Heterogeneous configurations include a source or target database that is not an Oracle database. Oracle Heterogeneous Gateways can be used to allow an Oracle database to send and receive changes to and from these non-Oracle sources. The gateways provide a "translation" level that converts Oracle SQL syntax to and from non-Oracle SQL syntax. This allows the users to transparently accomplish equivalent SQL operations from an Oracle database to a non-Oracle database. Oracle 11gR2 delivers the following Gateways to non-Oracle database platforms:

  • Adabas

  • APPC

  • DRDA

  • IMS

  • Informix

  • ODBC

  • SQL Server

  • Sybase

  • Teradata

  • VSAM

In a heterogeneous environment, the Apply process and queue must still exist in an Oracle database and be configured to use a database link to the non-Oracle database. The source database may or may not be an Oracle database. It could be such that the Oracle database is merely an intermediate database that is a directed network where a client application enqueues LCR constructed from data at a non-Oracle database into the Apply queue. Regardless of how the LCR is enqueued in the Apply queue, the Apply process on the Oracle database uses Heterogeneous Services and Transparent Gateway to apply LCR changes directly to database objects in a non-Oracle database through the database link to the non-Oracle database. In other words, the Apply process unpacks the LCR and constructs the necessary DML statement on the Oracle side. It then executes the statement through the gateway database link, using Heterogeneous services to translate the SQL to the proper non-Oracle SQL syntax. Capture and Propagation are configured at the source database. If the Apply process for the non-Oracle database is configured on the source database, Propagation between the Capture and Apply would not be required. A remote Oracle destination database can also be configured to apply the change to a non-Oracle database.

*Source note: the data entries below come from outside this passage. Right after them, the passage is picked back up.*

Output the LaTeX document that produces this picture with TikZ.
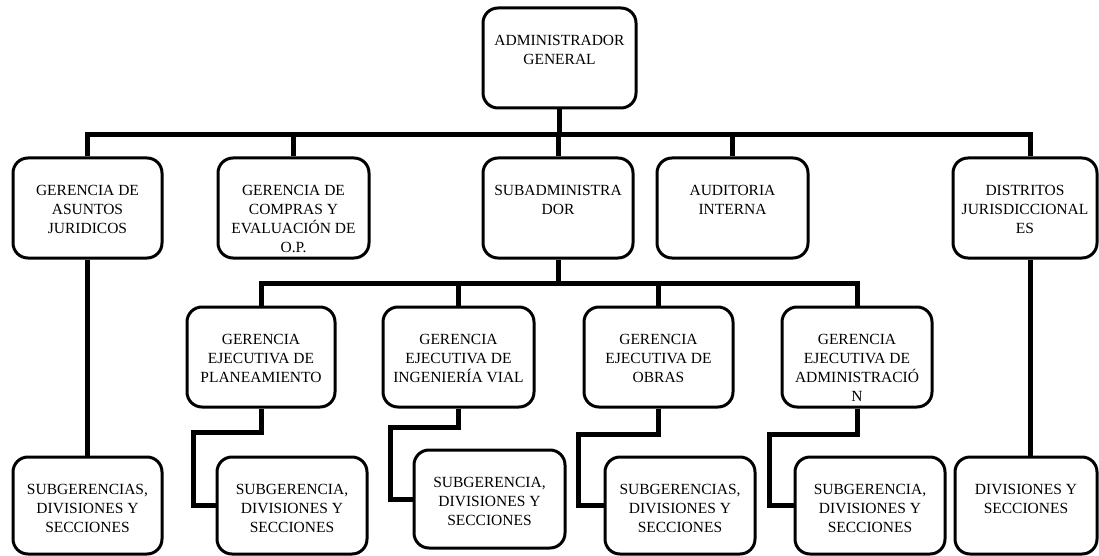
\documentclass[tikz,border=0pt]{standalone}
\usepackage{fontspec}
\setmainfont{Liberation Serif}
\newcommand{\bt}[3]{\parbox[c][#2][t]{#1}{\centering\vspace*{27pt}#3\par}}
\begin{document}
\begin{tikzpicture}[x=1pt,y=-1pt,
  box/.style={draw=black, line width=3pt, rounded corners=15pt, fill=white, inner sep=0pt,
    font=\fontsize{15.5pt}{19pt}\selectfont},
  conn/.style={draw=black, line width=5pt, line join=miter}]
\useasboundingbox (0,0) rectangle (1099,556);
% top
\node[box] (top) at (559.5,58) {\bt{153pt}{100pt}{ADMINISTRADOR\\GENERAL}};
% row 2
\node[box] (asuntos) at (87.5,208) {\bt{149pt}{100pt}{GERENCIA DE\\ASUNTOS\\JURIDICOS}};
\node[box] (compras) at (293.5,208) {\bt{151pt}{100pt}{GERENCIA DE\\COMPRAS Y\\EVALUACIÓN DE\\O.P.}};
\node[box] (subadmin) at (558,208) {\bt{150pt}{100pt}{SUBADMINISTRA\\DOR}};
\node[box] (auditoria) at (732.5,208) {\bt{151pt}{100pt}{AUDITORIA\\INTERNA}};
\node[box] (distritos) at (1025,208) {\bt{144pt}{100pt}{DISTRITOS\\JURISDICCIONAL\\ES}};
% row 3
\node[box] (plan) at (261,357) {\bt{148pt}{100pt}{GERENCIA\\EJECUTIVA DE\\PLANEAMIENTO}};
\node[box] (ing) at (458.5,357) {\bt{151pt}{100pt}{GERENCIA\\EJECUTIVA DE\\INGENIERÍA VIAL}};
\node[box] (obras) at (658.5,357) {\bt{149pt}{100pt}{GERENCIA\\EJECUTIVA DE\\OBRAS}};
\node[box] (admin) at (857,357) {\bt{150pt}{100pt}{GERENCIA\\EJECUTIVA DE\\ADMINISTRACIÓ\\N}};
% row 4
\node[box] (leftsub) at (87.5,505.5) {\bt{149pt}{97pt}{SUBGERENCIAS,\\DIVISIONES Y\\SECCIONES}};
\node[box] (plansub) at (292,505.5) {\bt{150pt}{97pt}{SUBGERENCIA,\\DIVISIONES Y\\SECCIONES}};
\node[box] (ingsub) at (489.5,499) {\bt{151pt}{98pt}{SUBGERENCIA,\\DIVISIONES Y\\SECCIONES}};
\node[box] (obrassub) at (680,505.5) {\bt{150pt}{97pt}{SUBGERENCIAS,\\DIVISIONES Y\\SECCIONES}};
\node[box] (adminsub) at (870,505.5) {\bt{150pt}{97pt}{SUBGERENCIA,\\DIVISIONES Y\\SECCIONES}};
\node[box] (divsub) at (1026,505.5) {\bt{142pt}{97pt}{DIVISIONES Y\\SECCIONES}};
% bus coordinates
\coordinate (b1) at (0,135);
\coordinate (b2) at (0,283);
\coordinate (dR) at ([xshift=5pt]distritos.north);
\coordinate (dRs) at ([xshift=5pt]distritos.south);
\coordinate (k1) at (193,432);
\coordinate (k2) at (390,427);
\coordinate (k3) at (578,434);
\coordinate (k4) at (769,434);
% connectors
\draw[conn] (top.south) -- (top.south |- b1);
\draw[conn] (asuntos.north) -- (asuntos.north |- b1) -- (dR |- b1) -- (dR);
\draw[conn] (compras.north) -- (compras.north |- b1);
\draw[conn] (subadmin.north) -- (subadmin.north |- b1);
\draw[conn] (auditoria.north) -- (auditoria.north |- b1);
\draw[conn] (asuntos.south) -- (leftsub.north);
\draw[conn] (dRs) -- (dRs |- divsub.north);
\draw[conn] (subadmin.south) -- (subadmin.south |- b2);
\draw[conn] (plan.north) |- (admin.north |- b2) -- (admin.north);
\draw[conn] (ing.north) -- (ing.north |- b2);
\draw[conn] (obras.north) -- (obras.north |- b2);
\draw[conn] (plan.south) |- (k1) |- (plansub.west);
\draw[conn] (ing.south) |- (k2) |- (ingsub.west);
\draw[conn] (obras.south) |- (k3) |- (obrassub.west);
\draw[conn] (admin.south) |- (k4) |- (adminsub.west);
\end{tikzpicture}
\end{document}
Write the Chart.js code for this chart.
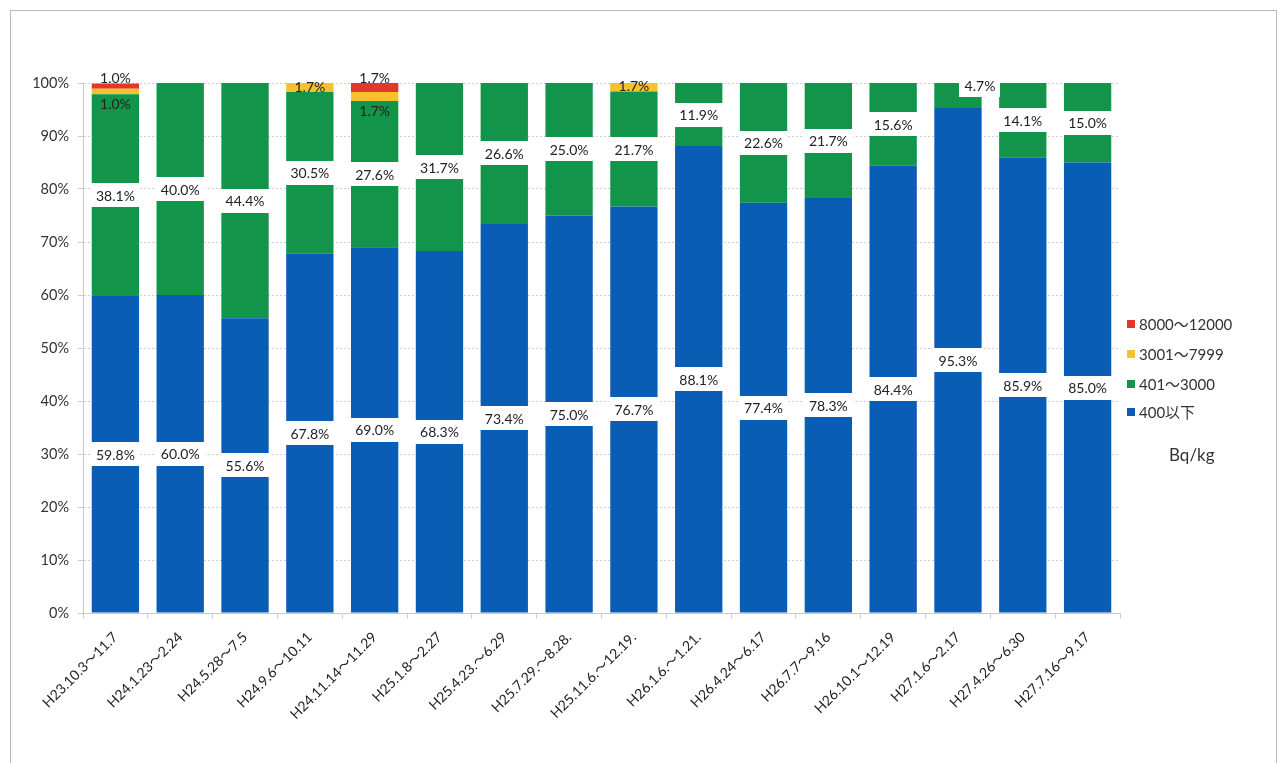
<!DOCTYPE html>
<html>
<head>
<meta charset="utf-8">
<script src="https://cdn.jsdelivr.net/npm/chart.js@4.4.0/dist/chart.umd.min.js"></script>
<style>
  body { margin: 0; background: #fff; }
  canvas { display: block; }
</style>
</head>
<body>
<canvas id="chart" width="1283" height="763"></canvas>
<script>
// categories (sampling periods)
const periods = ['H23.10.3～11.7', 'H24.1.23～2.24', 'H24.5.28～7.5', 'H24.9.6～10.11', 'H24.11.14～11.29',
  'H25.1.8～2.27', 'H25.4.23.～6.29', 'H25.7.29.～8.28.', 'H25.11.6.～12.19.', 'H26.1.6.～1.21.',
  'H26.4.24～6.17', 'H26.7.7～9.16', 'H26.10.1～12.19', 'H27.1.6～2.17', 'H27.4.26～6.30', 'H27.7.16～9.17'];

// share of samples per range (%)
const under400  = [59.8, 60.0, 55.6, 67.8, 69.0, 68.3, 73.4, 75.0, 76.7, 88.1, 77.4, 78.3, 84.4, 95.3, 85.9, 85.0];
const r401_3000 = [38.1, 40.0, 44.4, 30.5, 27.6, 31.7, 26.6, 25.0, 21.7, 11.9, 22.6, 21.7, 15.6, 4.7, 14.1, 15.0];
const r3001_7999 = [1.0, 0, 0, 1.7, 1.7, 0, 0, 0, 1.7, 0, 0, 0, 0, 0, 0, 0];
const r8000_12000 = [1.0, 0, 0, 0, 1.7, 0, 0, 0, 0, 0, 0, 0, 0, 0, 0, 0];

const seriesNames = ['400以下', '401～3000', '3001～7999', '8000～12000'];
const seriesColors = ['#0a5db4', '#12954a', '#f6c12c', '#e2382b'];
const yTicks = [0, 10, 20, 30, 40, 50, 60, 70, 80, 90, 100];

const FONT = 'Lato, "Noto Sans CJK JP", sans-serif';

// data labels, legend, frame
const extras = {
  id: 'extras',
  afterDatasetsDraw(chart) {
    const ctx = chart.ctx;
    ctx.save();
    ctx.font = '14px ' + FONT;
    ctx.textAlign = 'center';
    ctx.textBaseline = 'middle';
    chart.data.datasets.forEach((ds, di) => {
      const meta = chart.getDatasetMeta(di);
      meta.data.forEach((bar, i) => {
        const v = ds.data[i];
        if (!v) return;
        const txt = v.toFixed(1) + '%';
        const cy = (bar.y + bar.base) / 2;
        if (di >= 2) {
          // small segments: plain text, no box
          let ty = cy;
          const both = r3001_7999[i] && r8000_12000[i];
          if (both) ty = di === 3 ? bar.y - 5 : bar.base + 10;
          ctx.fillStyle = '#222';
          ctx.fillText(txt, bar.x, ty);
          return;
        }
        let bx = bar.x, by = cy;
        if (v < 6) { bx = bar.x + 22; by = bar.y + 2; }
        const w = Math.round(ctx.measureText(txt).width + 10);
        const h = 24;
        ctx.fillStyle = '#fff';
        ctx.fillRect(Math.round(bx - w / 2), Math.round(by - h / 2), w, h);
        ctx.fillStyle = '#222';
        ctx.fillText(txt, bx, by + 1);
      });
    });

    // legend (top item = last series)
    const lx = 1131;
    const ly = [324, 354, 384, 412];
    ctx.textAlign = 'left';
    ctx.font = '15px ' + FONT;
    for (let k = 0; k < 4; k++) {
      const si = 3 - k;
      ctx.fillStyle = seriesColors[si];
      ctx.fillRect(lx - 4, ly[k] - 4, 8, 8);
      ctx.fillStyle = '#333';
      ctx.fillText(seriesNames[si], lx + 8, ly[k] + 1);
    }
    ctx.font = '17px ' + FONT;
    ctx.fillText('Bq/kg', 1169, 456);

    // scanned page frame
    ctx.strokeStyle = '#b8b8b8';
    ctx.lineWidth = 1;
    ctx.strokeRect(10.5, 10.5, 1266, 760);
    ctx.restore();
  }
};

new Chart(document.getElementById('chart'), {
  type: 'bar',
  data: {
    labels: periods,
    datasets: [under400, r401_3000, r3001_7999, r8000_12000].map((d, i) => ({
      label: seriesNames[i],
      data: d,
      backgroundColor: seriesColors[i],
      borderWidth: 0,
      barPercentage: 0.73,
      categoryPercentage: 1.0
    }))
  },
  options: {
    responsive: false,
    animation: false,
    devicePixelRatio: 1,
    layout: { padding: { left: 0, top: 83, right: 163, bottom: 0 } },
    plugins: {
      legend: { display: false },
      tooltip: { enabled: false }
    },
    scales: {
      x: {
        stacked: true,
        afterFit: (s) => { s.height = 150; },
        grid: { display: true, drawOnChartArea: false, tickLength: 6, color: '#d0d0d0', offset: true },
        border: { color: '#c8c8c8' },
        ticks: {
          maxRotation: 45, minRotation: 45, autoSkip: false, padding: 10,
          color: '#222', font: { family: FONT, size: 14 }
        }
      },
      y: {
        stacked: true,
        min: 0, max: 100,
        afterFit: (s) => { s.width = 83; },
        afterBuildTicks: (s) => { s.ticks = yTicks.map(v => ({ value: v })); },
        grid: { color: '#cfcfcf', tickLength: 5, borderDash: [2, 2] },
        border: { color: '#c8c8c8', dash: [2, 2] },
        ticks: {
          padding: 9, color: '#333', font: { family: FONT, size: 14.5 },
          callback: (v) => v + '%'
        }
      }
    }
  },
  plugins: [extras]
});
</script>
</body>
</html>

As mentioned above, data can also be sent to an Oracle database from a non-Oracle source. This can be done with Advanced queuing and XSTREAMS or JMS. Again the Apply queue and process are on the Oracle database. The non-Oracle database interface must be configured to enqueue a message to the apply queue on the Oracle database. That message is then dequeued and processed by an Oracle advanced queue process.

Important: Apply processes for a non-Oracle database can only apply DML, not DDL.

Note

For more information on Streams Configurations, please reference the Oracle Streams Extended Examples manual.

Simultaneous versus Synchronous replication

Synchronous replication in a distributed environment means that a change must be successfully committed at the source and all destination sites, or it is not committed at any site, including the source site.

As mentioned in the Preface, Streams is, by nature, an asynchronous replication. The pure fact that the change must be committed at the source site before it is even sent to other sites, means Streams is not a synchronous method of replication.

Even if you use Synchronous Capture, it is still not synchronous replication. The "synchronous" in Synchronous Capture refers to the enqueueing of the change to the Capture queue when it is committed to the source data, rather than having LogMiner mine the redo logs, find the change, and enqueue it. This does not mean that the change is successfully committed to the intended destination database data.

Can Streams be simultaneous (or near-simultaneous depending on data transfer and processing rates)? Yes, the Synchronous Capture, and the combined Capture and Apply (new in 11g and discussed later in this chapter) support simultaneous replication (though they cannot be used together). They reduce the mining, enqueueing, and dequeueing work required by normal implicit Streams. Just remember; we may be able to get the change to the other sites very quickly, but we cannot guarantee 100 percent that the change will be committed at the destination.

The moral of the story is: Streams replication, as it is today, can be "simultaneous", but it can never be "synchronous".

Oracle's Streams replication process flow

  • A change is captured from a database redo stream via LogMiner, or simultaneous Capture mechanisms

  • Any defined capture rules/transformations are applied to the change

  • The Captured Change is molded into a Logical Change Record (LCR)

  • The LCR is stored as a message in a specialized advanced queue to be sent to the target site

  • The propagation job for the target site consumes the message, applies any defined propagation rules/transformations to the message, and sends it to a specialized advanced queue at the target site

  • Oracle's advanced queuing guaranteed, fail-safe Propagation protocol ensures receipt of the message and coordinates the success/error result and handling of the advanced queue messaging

  • The Apply process at the target site consumes the message from the advanced queue

  • Any defined Apply rules/transformations are applied to the change

  • The Apply process then attempts to apply the change to the target site

  • All LCR transactions are validated at the target database by conflict detection to ensure the data is consistent between the source and target databases prior to applying the change

  • When data inconsistencies are found by conflict detection:

    • If conflict resolution is defined, it is applied to the LCR data inconsistency

    • If conflict resolution is not defined, or fails to resolve the LCR data inconsistency, the LCR is not applied at the target but retained in the erred transaction queue for manual resolution

Streams components

The following Oracle components are used to support the Streams process flow:

  • Log Miner: Captures the changes at the originating site.

  • Advanced Queuing: Used to support transporting changes between sites.

  • Capture, Propagate, Apply database processes: Persistent database processes that accomplish the Capture, Propagation, and Apply tasks.

  • Capture, Propagate, Apply rules/transformation via PL/SQL: PL/SQL blocks that define how data should be manipulated by the various processes.

  • Logical change record types: Specialized record types used by Streams to store and manage database change message payloads.

  • Database links/Oracle Net: Provides an operating system independent connectivity between database sites.

  • User authentication/authorization: Provides security access at the database connection and object levels.

  • Guaranteed fail-safe propagation protocol: This ensures that a message is successfully delivered and enqueued at the destination site. If an error occurs, the propagation schedule is marked with an error at the originating site for manual resolution and the message is retained in the Capture queue until it can be propagated.

  • Conflict detection: Internal protocol that determines if the record to which the change is to be applied matches the record at the originating site before the change was made. This supports data change synchronization.

  • Conflict resolution via PL/SQL: Supplied or user defined PL/SQL blocks used to resolve data conflicts found via conflict detection.